What is expected: Set down the data below from its first line to the line holding "const taperLoss = '0,08';", inclusive; omit all pictures.

• • • • • • •

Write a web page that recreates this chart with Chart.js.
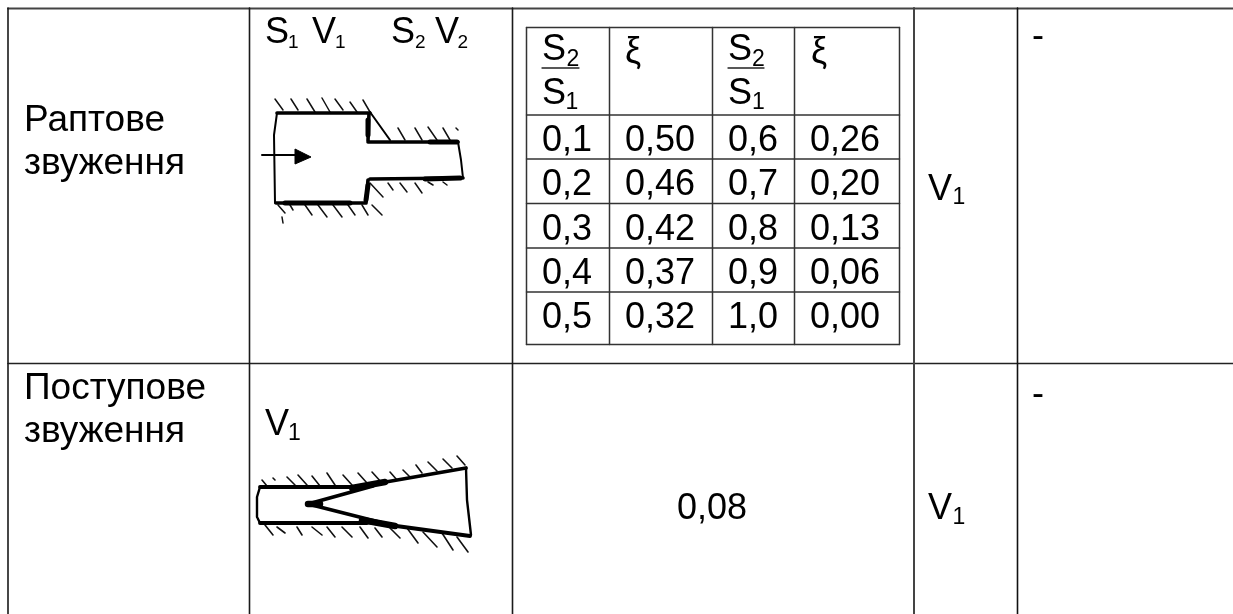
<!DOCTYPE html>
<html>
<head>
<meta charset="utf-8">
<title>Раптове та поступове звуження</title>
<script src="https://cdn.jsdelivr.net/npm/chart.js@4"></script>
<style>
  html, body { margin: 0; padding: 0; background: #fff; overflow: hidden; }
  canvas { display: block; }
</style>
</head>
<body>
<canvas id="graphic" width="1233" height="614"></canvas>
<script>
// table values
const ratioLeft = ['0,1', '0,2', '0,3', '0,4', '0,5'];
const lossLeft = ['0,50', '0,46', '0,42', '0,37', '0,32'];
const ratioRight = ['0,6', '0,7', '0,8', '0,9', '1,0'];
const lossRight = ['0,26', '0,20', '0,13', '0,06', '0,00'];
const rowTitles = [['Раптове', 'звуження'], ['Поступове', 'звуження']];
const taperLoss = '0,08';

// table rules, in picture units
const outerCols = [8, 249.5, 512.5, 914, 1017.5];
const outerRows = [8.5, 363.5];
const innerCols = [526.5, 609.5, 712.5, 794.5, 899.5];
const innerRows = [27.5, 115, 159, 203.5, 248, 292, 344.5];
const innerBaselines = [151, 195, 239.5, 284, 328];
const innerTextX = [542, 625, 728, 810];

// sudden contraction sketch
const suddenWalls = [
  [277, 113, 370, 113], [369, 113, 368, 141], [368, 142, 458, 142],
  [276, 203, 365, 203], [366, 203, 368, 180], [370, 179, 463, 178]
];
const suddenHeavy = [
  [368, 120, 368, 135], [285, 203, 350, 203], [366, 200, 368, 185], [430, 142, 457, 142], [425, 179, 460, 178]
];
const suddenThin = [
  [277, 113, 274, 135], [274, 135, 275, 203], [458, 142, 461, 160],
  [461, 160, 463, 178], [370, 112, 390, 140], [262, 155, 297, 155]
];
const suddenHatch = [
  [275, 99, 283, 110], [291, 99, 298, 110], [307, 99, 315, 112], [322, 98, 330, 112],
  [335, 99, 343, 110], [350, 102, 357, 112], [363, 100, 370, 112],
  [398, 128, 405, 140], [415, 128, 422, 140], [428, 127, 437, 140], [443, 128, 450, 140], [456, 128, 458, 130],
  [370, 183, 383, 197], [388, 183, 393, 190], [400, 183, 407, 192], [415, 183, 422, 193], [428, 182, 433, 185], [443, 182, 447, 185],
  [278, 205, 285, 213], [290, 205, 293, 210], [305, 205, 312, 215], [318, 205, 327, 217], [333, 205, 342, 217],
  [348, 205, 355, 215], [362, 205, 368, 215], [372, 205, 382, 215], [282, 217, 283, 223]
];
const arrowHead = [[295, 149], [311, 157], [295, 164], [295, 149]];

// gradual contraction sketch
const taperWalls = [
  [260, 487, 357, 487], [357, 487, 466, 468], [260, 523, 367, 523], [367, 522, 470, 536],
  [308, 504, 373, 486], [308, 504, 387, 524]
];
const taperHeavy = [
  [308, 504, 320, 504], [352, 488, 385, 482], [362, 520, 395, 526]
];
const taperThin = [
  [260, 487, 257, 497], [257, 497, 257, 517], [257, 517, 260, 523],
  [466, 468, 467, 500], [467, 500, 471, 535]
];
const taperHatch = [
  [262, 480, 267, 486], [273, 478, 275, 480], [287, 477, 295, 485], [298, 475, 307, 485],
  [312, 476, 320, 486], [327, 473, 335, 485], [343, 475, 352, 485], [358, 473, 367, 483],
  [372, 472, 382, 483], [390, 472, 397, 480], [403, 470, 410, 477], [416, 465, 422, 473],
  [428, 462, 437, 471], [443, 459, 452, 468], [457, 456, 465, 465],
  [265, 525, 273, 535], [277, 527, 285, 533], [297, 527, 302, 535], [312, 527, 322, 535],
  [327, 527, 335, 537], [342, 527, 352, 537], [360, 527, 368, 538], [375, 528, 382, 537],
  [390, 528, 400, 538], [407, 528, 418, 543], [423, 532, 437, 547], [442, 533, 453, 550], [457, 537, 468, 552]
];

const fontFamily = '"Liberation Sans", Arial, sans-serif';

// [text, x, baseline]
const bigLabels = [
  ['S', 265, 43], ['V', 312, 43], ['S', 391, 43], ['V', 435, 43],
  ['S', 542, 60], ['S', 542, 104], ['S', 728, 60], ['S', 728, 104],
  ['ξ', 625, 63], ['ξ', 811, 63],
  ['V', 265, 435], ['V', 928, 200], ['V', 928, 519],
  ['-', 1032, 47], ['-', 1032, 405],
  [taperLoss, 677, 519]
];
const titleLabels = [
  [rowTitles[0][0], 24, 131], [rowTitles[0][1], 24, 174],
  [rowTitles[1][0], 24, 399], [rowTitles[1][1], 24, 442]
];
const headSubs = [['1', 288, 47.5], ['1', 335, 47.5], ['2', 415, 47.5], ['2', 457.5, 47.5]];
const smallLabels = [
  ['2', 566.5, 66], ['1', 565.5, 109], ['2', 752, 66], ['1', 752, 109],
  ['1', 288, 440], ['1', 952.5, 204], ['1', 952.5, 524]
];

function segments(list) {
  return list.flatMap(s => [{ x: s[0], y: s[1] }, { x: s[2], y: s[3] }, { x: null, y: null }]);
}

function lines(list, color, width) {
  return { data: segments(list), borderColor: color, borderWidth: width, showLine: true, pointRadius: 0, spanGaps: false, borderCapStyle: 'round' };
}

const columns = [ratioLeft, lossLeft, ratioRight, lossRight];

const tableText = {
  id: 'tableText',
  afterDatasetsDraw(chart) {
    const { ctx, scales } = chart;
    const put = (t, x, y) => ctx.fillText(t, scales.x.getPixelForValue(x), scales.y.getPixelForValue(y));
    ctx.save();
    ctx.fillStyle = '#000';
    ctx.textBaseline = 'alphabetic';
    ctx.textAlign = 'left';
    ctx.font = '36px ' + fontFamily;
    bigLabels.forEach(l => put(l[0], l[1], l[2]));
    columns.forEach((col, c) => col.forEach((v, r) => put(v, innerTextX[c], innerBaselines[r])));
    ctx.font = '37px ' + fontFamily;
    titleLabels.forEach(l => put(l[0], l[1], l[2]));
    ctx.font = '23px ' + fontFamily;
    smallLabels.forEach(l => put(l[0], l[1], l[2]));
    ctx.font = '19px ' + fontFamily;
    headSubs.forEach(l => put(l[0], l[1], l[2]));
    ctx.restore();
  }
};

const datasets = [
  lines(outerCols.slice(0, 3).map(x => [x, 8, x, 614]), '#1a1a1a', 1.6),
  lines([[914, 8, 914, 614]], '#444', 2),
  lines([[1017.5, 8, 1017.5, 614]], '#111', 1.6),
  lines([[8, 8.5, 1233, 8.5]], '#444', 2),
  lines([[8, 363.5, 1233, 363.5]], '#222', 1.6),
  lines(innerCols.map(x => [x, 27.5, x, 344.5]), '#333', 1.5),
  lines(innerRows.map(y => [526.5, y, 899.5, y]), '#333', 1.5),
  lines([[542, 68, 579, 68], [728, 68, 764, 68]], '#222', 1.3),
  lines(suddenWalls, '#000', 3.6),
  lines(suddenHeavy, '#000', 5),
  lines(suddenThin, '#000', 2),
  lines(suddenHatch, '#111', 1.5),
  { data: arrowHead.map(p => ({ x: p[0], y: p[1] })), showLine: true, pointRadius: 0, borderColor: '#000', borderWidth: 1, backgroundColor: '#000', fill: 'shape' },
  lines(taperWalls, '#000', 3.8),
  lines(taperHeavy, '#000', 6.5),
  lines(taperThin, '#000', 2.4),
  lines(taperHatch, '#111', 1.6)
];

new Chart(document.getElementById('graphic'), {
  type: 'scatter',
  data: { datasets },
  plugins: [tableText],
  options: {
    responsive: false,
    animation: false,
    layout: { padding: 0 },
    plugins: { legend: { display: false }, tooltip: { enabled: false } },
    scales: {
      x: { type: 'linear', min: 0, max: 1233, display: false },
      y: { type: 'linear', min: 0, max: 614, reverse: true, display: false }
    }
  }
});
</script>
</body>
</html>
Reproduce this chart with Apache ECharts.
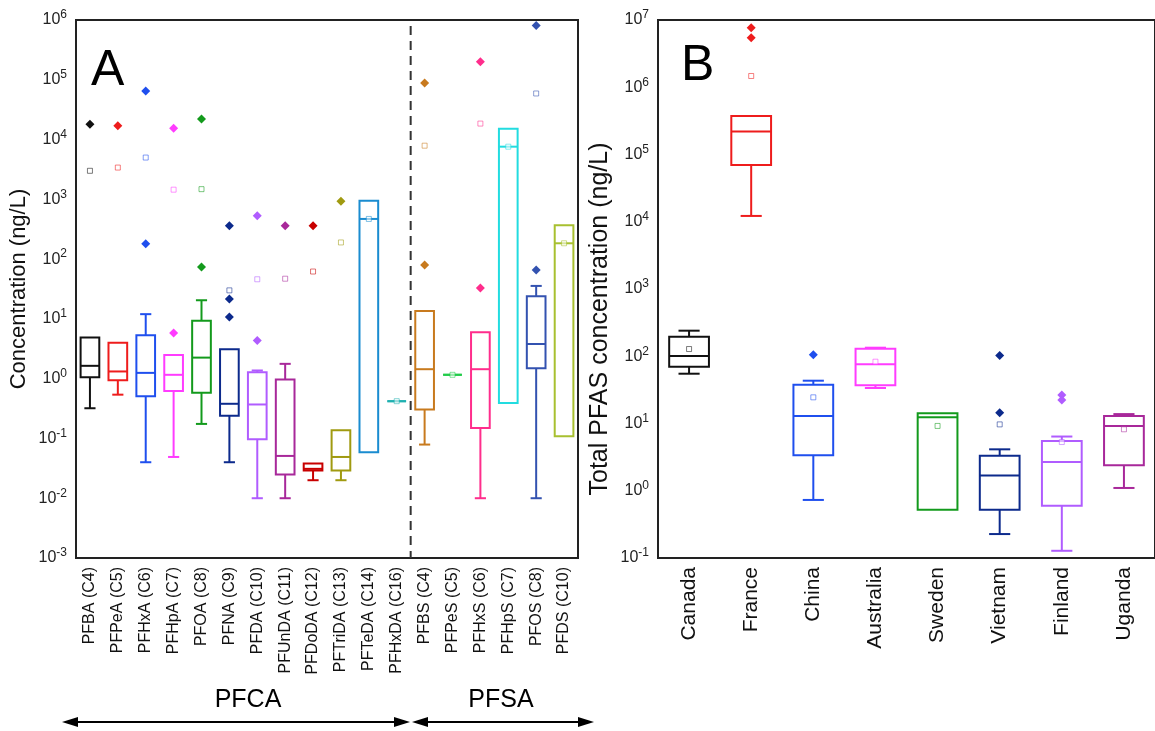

• • • • • • •

Answer to the problem:
Write a web page that recreates this chart with Chart.js.
<!DOCTYPE html>
<html>
<head>
<meta charset="utf-8">
<title>Раптове та поступове звуження</title>
<script src="https://cdn.jsdelivr.net/npm/chart.js@4"></script>
<style>
  html, body { margin: 0; padding: 0; background: #fff; overflow: hidden; }
  canvas { display: block; }
</style>
</head>
<body>
<canvas id="graphic" width="1233" height="614"></canvas>
<script>
// table values
const ratioLeft = ['0,1', '0,2', '0,3', '0,4', '0,5'];
const lossLeft = ['0,50', '0,46', '0,42', '0,37', '0,32'];
const ratioRight = ['0,6', '0,7', '0,8', '0,9', '1,0'];
const lossRight = ['0,26', '0,20', '0,13', '0,06', '0,00'];
const rowTitles = [['Раптове', 'звуження'], ['Поступове', 'звуження']];
const taperLoss = '0,08';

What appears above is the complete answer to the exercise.